Keep doing this for every 20 page set (or whichever number you choose). First 20 pages one person reads, pages 20-40 the second person reads, etc. Its good to have multiple people read every page, but if you're struggling just to get your entire thing read through by only one person... then you need to compromise. Hmm, you could even go by chapter if you so desire! Another problem though, is that people will be TOTALLY lost in what's going on in your novel. You can write out a quick generic email to introduce characters and plotline and send it to those proofreading your work. Don't give away anything important though. You still want people to "get confused" if they don't understand something. If you give away too much info, then its just like you editing your stuff... you already know what's going to happen so potential confusion isn't noticed.
Speaking of you editing. You never answered my question. Did you edit your first chapter yourself? You need to, if you haven't. Don't rely too much on other people to fix the problems for you. They may screw up royally and you might not notice when making the changes. Hey, things can happen.

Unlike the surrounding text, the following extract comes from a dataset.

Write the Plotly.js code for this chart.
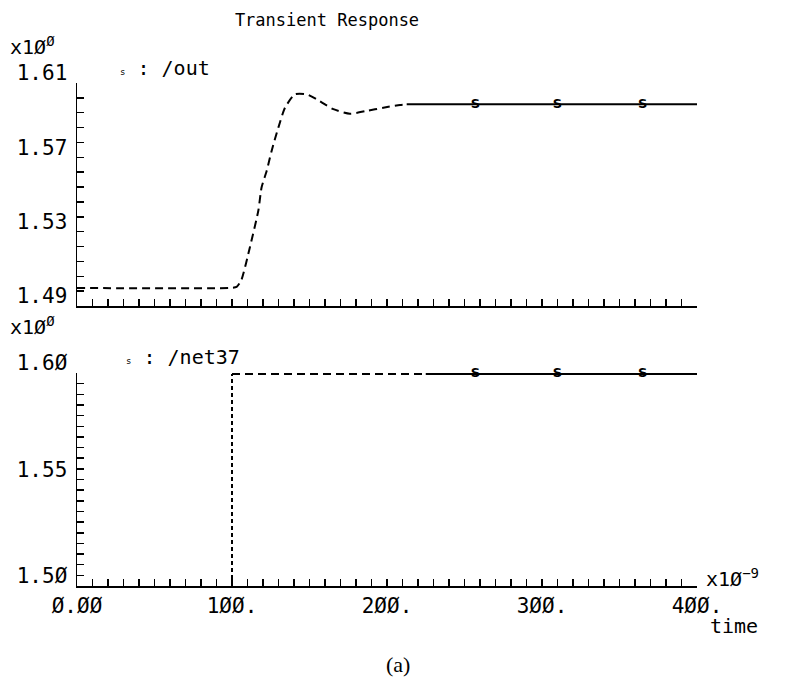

On that note, don't just change what I tell you to. You're the author. You know how the story goes. You know how you want to say things and how you want the reader to perceive them. If you see unnecessary suggestions, then don't make the change. Possibly every person who edits your work is going to want to change alot. That can be because its not how "they would say it." This can be a problem because then the style of writing changes from page to page and might even be harder to follow than originally. Keep your identity as an author. You have an obligation to seriously consider suggestions (even giving yourself time to think about it), but you don't have a duty to every proofreader to enact them.
Have a good new years?
and do you have any anime suggestions? im pretty much open to anything??